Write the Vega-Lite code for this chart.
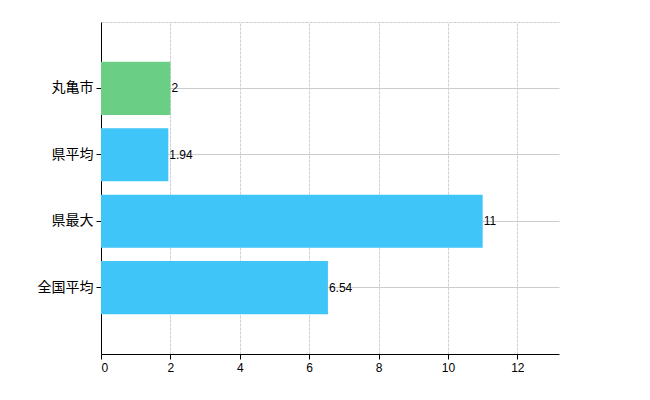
{
  "$schema": "https://vega.github.io/schema/vega-lite/v6.json",
  "width": 458,
  "height": 332,
  "autosize": "none",
  "padding": {"left": 101, "top": 22, "right": 91, "bottom": 46},
  "background": "white",
  "config": {"view": {"stroke": null}},
  "data": {"values": [
    {"name": "丸亀市", "value": 2, "kind": "city"},
    {"name": "県平均", "value": 1.94, "kind": "ref"},
    {"name": "県最大", "value": 11, "kind": "ref"},
    {"name": "全国平均", "value": 6.54, "kind": "ref"}
  ]},
  "resolve": {"scale": {"x": "independent"}, "axis": {"x": "independent"}},
  "layer": [
    {
      "layer": [
        {
          "mark": {"type": "bar"},
          "encoding": {
            "y": {"field": "name", "type": "nominal", "sort": null,
              "scale": {"paddingInner": 0.2, "paddingOuter": 0.6},
              "axis": {"title": null, "domainColor": "#000000", "tickColor": "#000000", "tickSize": 5,
                "labelFontSize": 14, "labelColor": "#000000", "labelFont": "Noto Sans CJK JP", "labelPadding": 3,
                "grid": true, "gridColor": "#cccccc", "gridWidth": 1}},
            "x": {"field": "value", "type": "quantitative",
              "scale": {"domain": [0, 13.2], "nice": false, "zero": true},
              "axis": {"title": null, "values": [0, 2, 4, 6, 8, 10, 12], "domainColor": "#000000", "tickColor": "#000000",
                "tickSize": 5, "labelFontSize": 12, "labelColor": "#000000", "labelFont": "Liberation Sans", "labelPadding": 3,
                "grid": true, "gridColor": "#d4ccd4", "gridDash": [3, 1], "gridWidth": 1}},
            "color": {"field": "kind", "type": "nominal",
              "scale": {"domain": ["city", "ref"], "range": ["#6ACF85", "#3FC5F7"]}, "legend": null}
          }
        },
        {
          "mark": {"type": "text", "align": "left", "baseline": "middle", "dx": 1, "fontSize": 12, "font": "Liberation Sans", "color": "#000000"},
          "encoding": {
            "y": {"field": "name", "type": "nominal", "sort": null},
            "x": {"field": "value", "type": "quantitative"},
            "text": {"field": "value", "type": "quantitative"}
          }
        }
      ]
    },
    {
      "mark": {"type": "point", "opacity": 0},
      "encoding": {
        "x": {"field": "value", "type": "quantitative",
          "scale": {"domain": [0, 13.2], "nice": false},
          "axis": {"orient": "top", "title": null, "labels": false, "ticks": false, "grid": false,
            "domainColor": "#d4ccd4", "domainDash": [3, 1], "domainWidth": 1}}
      }
    }
  ]
}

········

■ Task to carry out
Word for word, quote the full listing, omitting every picture.

■ Task result
Write the Vega-Lite code for this chart.
{
  "$schema": "https://vega.github.io/schema/vega-lite/v6.json",
  "width": 458,
  "height": 332,
  "autosize": "none",
  "padding": {"left": 101, "top": 22, "right": 91, "bottom": 46},
  "background": "white",
  "config": {"view": {"stroke": null}},
  "data": {"values": [
    {"name": "丸亀市", "value": 2, "kind": "city"},
    {"name": "県平均", "value": 1.94, "kind": "ref"},
    {"name": "県最大", "value": 11, "kind": "ref"},
    {"name": "全国平均", "value": 6.54, "kind": "ref"}
  ]},
  "resolve": {"scale": {"x": "independent"}, "axis": {"x": "independent"}},
  "layer": [
    {
      "layer": [
        {
          "mark": {"type": "bar"},
          "encoding": {
            "y": {"field": "name", "type": "nominal", "sort": null,
              "scale": {"paddingInner": 0.2, "paddingOuter": 0.6},
              "axis": {"title": null, "domainColor": "#000000", "tickColor": "#000000", "tickSize": 5,
                "labelFontSize": 14, "labelColor": "#000000", "labelFont": "Noto Sans CJK JP", "labelPadding": 3,
                "grid": true, "gridColor": "#cccccc", "gridWidth": 1}},
            "x": {"field": "value", "type": "quantitative",
              "scale": {"domain": [0, 13.2], "nice": false, "zero": true},
              "axis": {"title": null, "values": [0, 2, 4, 6, 8, 10, 12], "domainColor": "#000000", "tickColor": "#000000",
                "tickSize": 5, "labelFontSize": 12, "labelColor": "#000000", "labelFont": "Liberation Sans", "labelPadding": 3,
                "grid": true, "gridColor": "#d4ccd4", "gridDash": [3, 1], "gridWidth": 1}},
            "color": {"field": "kind", "type": "nominal",
              "scale": {"domain": ["city", "ref"], "range": ["#6ACF85", "#3FC5F7"]}, "legend": null}
          }
        },
        {
          "mark": {"type": "text", "align": "left", "baseline": "middle", "dx": 1, "fontSize": 12, "font": "Liberation Sans", "color": "#000000"},
          "encoding": {
            "y": {"field": "name", "type": "nominal", "sort": null},
            "x": {"field": "value", "type": "quantitative"},
            "text": {"field": "value", "type": "quantitative"}
          }
        }
      ]
    },
    {
      "mark": {"type": "point", "opacity": 0},
      "encoding": {
        "x": {"field": "value", "type": "quantitative",
          "scale": {"domain": [0, 13.2], "nice": false},
          "axis": {"orient": "top", "title": null, "labels": false, "ticks": false, "grid": false,
            "domainColor": "#d4ccd4", "domainDash": [3, 1], "domainWidth": 1}}
      }
    }
  ]
}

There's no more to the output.